M. Guy Cabanel, rapporteur , a fait valoir que cette proposition pouvait permettre en outre de limiter le financement des partis politiques ne respectant pas les principes de la souveraineté nationale et de la démocratie, auxquels ils sont soumis par l'article 4 de la Constitution.

A MM. Nicolas About et Charles Jolibois qui se préoccupaient de l'étendue du contrôle du Conseil constitutionnel dans l'hypothèse où le législateur resterait en deçà de sa compétence, M. Jacques Larché, président, a précisé que les dispositions que M. Patrice Gélard et M. Guy Cabanel, rapporteur , proposaient d'ajouter à l'article 4 devraient être conciliées avec son premier alinéa qui dispose que les partis exercent leur activité librement.

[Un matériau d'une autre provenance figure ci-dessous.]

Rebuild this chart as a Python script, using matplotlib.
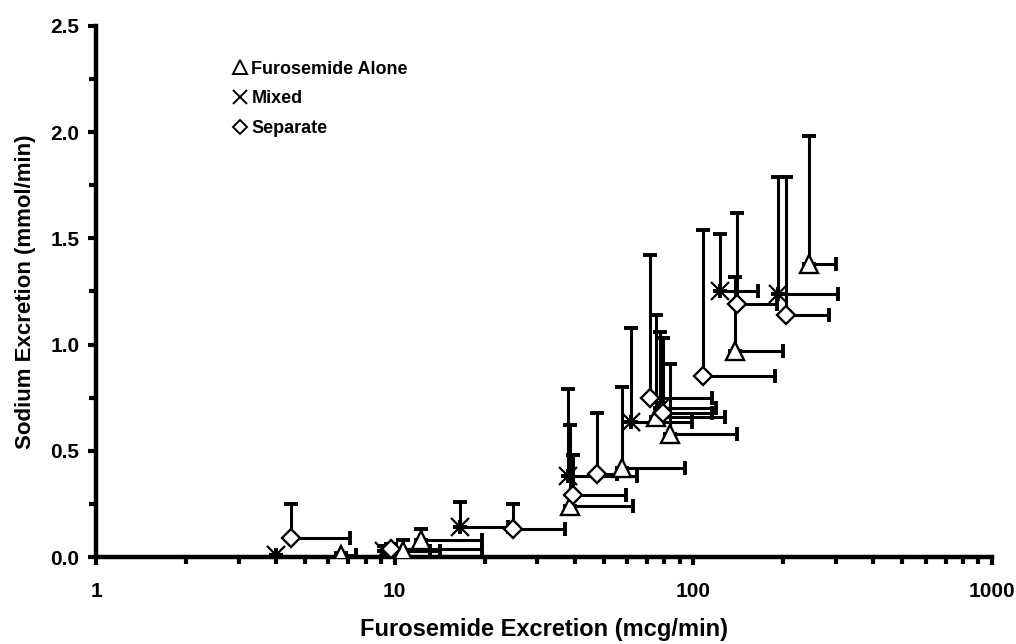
import matplotlib
matplotlib.use('Agg')
import matplotlib.pyplot as plt
from matplotlib.lines import Line2D
from matplotlib.ticker import FixedLocator, FuncFormatter, MultipleLocator, LogLocator

plt.rcParams['font.family'] = ['Liberation Sans', 'DejaVu Sans']
plt.rcParams['font.weight'] = 'bold'

# Furosemide alone (triangles)
alone_x = [6.6, 10.7, 12.2, 38.6, 57.5, 75, 83.5, 138, 243]
alone_y = [0.01, 0.03, 0.08, 0.24, 0.42, 0.66, 0.58, 0.97, 1.38]
alone_top = [0.02, 0.08, 0.13, 0.62, 0.80, 1.14, 0.91, 1.32, 1.98]
alone_right = [7.4, 14.2, 19.6, 63, 94, 128, 140, 200, 300]

# Mixed (crosses)
mixed_x = [4.0, 9.2, 16.5, 38.1, 62, 77, 123, 192]
mixed_y = [0.01, 0.03, 0.14, 0.38, 0.635, 0.70, 1.25, 1.24]
mixed_top = [0.01, 0.05, 0.26, 0.79, 1.08, 1.06, 1.52, 1.79]
mixed_right = [4.0, 13.1, 24, 64.6, 98.7, 119, 164, 305]

# Separate (diamonds)
sep_x = [4.5, 9.7, 24.9, 39.6, 47.5, 71.6, 79, 108, 140, 204]
sep_y = [0.09, 0.04, 0.13, 0.29, 0.39, 0.75, 0.68, 0.85, 1.19, 1.14]
sep_top = [0.25, 0.06, 0.25, 0.48, 0.68, 1.42, 1.03, 1.54, 1.62, 1.79]
sep_right = [7.1, 19.6, 37.2, 59.5, 55.4, 115, 115, 187, 190, 285]

x_ticks = [1, 10, 100, 1000]
y_ticks = [0.0, 0.5, 1.0, 1.5, 2.0, 2.5]


def draw_group(ax, xs, ys, top, right, marker, ms, mew):
    yerr = [[0] * len(ys), [t - y for t, y in zip(top, ys)]]
    xerr = [[0] * len(xs), [r - x for r, x in zip(right, xs)]]
    ax.errorbar(xs, ys, yerr=yerr, xerr=xerr, fmt='none', ecolor='black',
                elinewidth=2.2, capsize=5, capthick=2.8, zorder=2)
    ax.plot(xs, ys, linestyle='none', marker=marker, markersize=ms,
            markerfacecolor='white', markeredgecolor='black',
            markeredgewidth=mew, zorder=3)


fig = plt.figure(figsize=(10.16, 6.44), dpi=100)
ax = fig.add_axes([0.0945, 0.135, 0.882, 0.825])

draw_group(ax, alone_x, alone_y, alone_top, alone_right, '^', 13, 1.7)
draw_group(ax, mixed_x, mixed_y, mixed_top, mixed_right, 'x', 13, 1.6)
draw_group(ax, sep_x, sep_y, sep_top, sep_right, 'D', 9.5, 1.7)

ax.set_xscale('log')
ax.set_xlim(1, 1000)
ax.set_ylim(0, 2.5)

ax.xaxis.set_major_locator(FixedLocator(x_ticks))
ax.xaxis.set_minor_locator(LogLocator(base=10, subs=range(2, 10)))
ax.xaxis.set_major_formatter(FuncFormatter(lambda v, p: '%d' % v))
ax.yaxis.set_major_locator(FixedLocator(y_ticks))
ax.yaxis.set_minor_locator(MultipleLocator(0.25))
ax.yaxis.set_major_formatter(FuncFormatter(lambda v, p: '%.1f' % v))

for s in ['top', 'right']:
    ax.spines[s].set_visible(False)
for s in ['left', 'bottom']:
    ax.spines[s].set_linewidth(3.2)

ax.tick_params(which='major', direction='out', length=6, width=3,
               labelsize=15, pad=6)
ax.tick_params(which='minor', direction='out', length=5, width=3)
ax.tick_params(axis='x', which='major', pad=12)

ax.set_xlabel('Furosemide Excretion (mcg/min)', fontsize=17, fontweight='bold', labelpad=12)
ax.set_ylabel('Sodium Excretion (mmol/min)', fontsize=16, fontweight='bold', labelpad=10)

handles = [
    Line2D([], [], linestyle='none', marker='^', markersize=10, markerfacecolor='white',
           markeredgecolor='black', markeredgewidth=1.4),
    Line2D([], [], linestyle='none', marker='x', markersize=10, markerfacecolor='white',
           markeredgecolor='black', markeredgewidth=1.4),
    Line2D([], [], linestyle='none', marker='D', markersize=7, markerfacecolor='white',
           markeredgecolor='black', markeredgewidth=1.4),
]
ax.legend(handles, ['Furosemide Alone', 'Mixed', 'Separate'], loc='upper left',
          bbox_to_anchor=(0.135, 0.965), frameon=False, handlelength=0.8,
          handletextpad=0.2, labelspacing=0.7, prop={'size': 13, 'weight': 'bold'})

plt.savefig('out.png', dpi=100)
plt.close()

M. Pierre Fauchon a considéré que, à défaut de permettre au législateur de moduler ce financement en fonction de la mise en oeuvre du principe d'égal accès, les propositions de la commission n'auraient pas une portée suffisante.

Après un large débat, la commission a adopté un amendement, reprenant la proposition du rapporteur, en limitant la possibilité de modulation législative du financement public des partis politiques à la mise en oeuvre du seul principe d'égal accès des hommes et des femmes aux mandats électoraux et fonctions électives.

La commission a approuvé l' ensemble du projet de loi constitutionnelle ainsi amendé.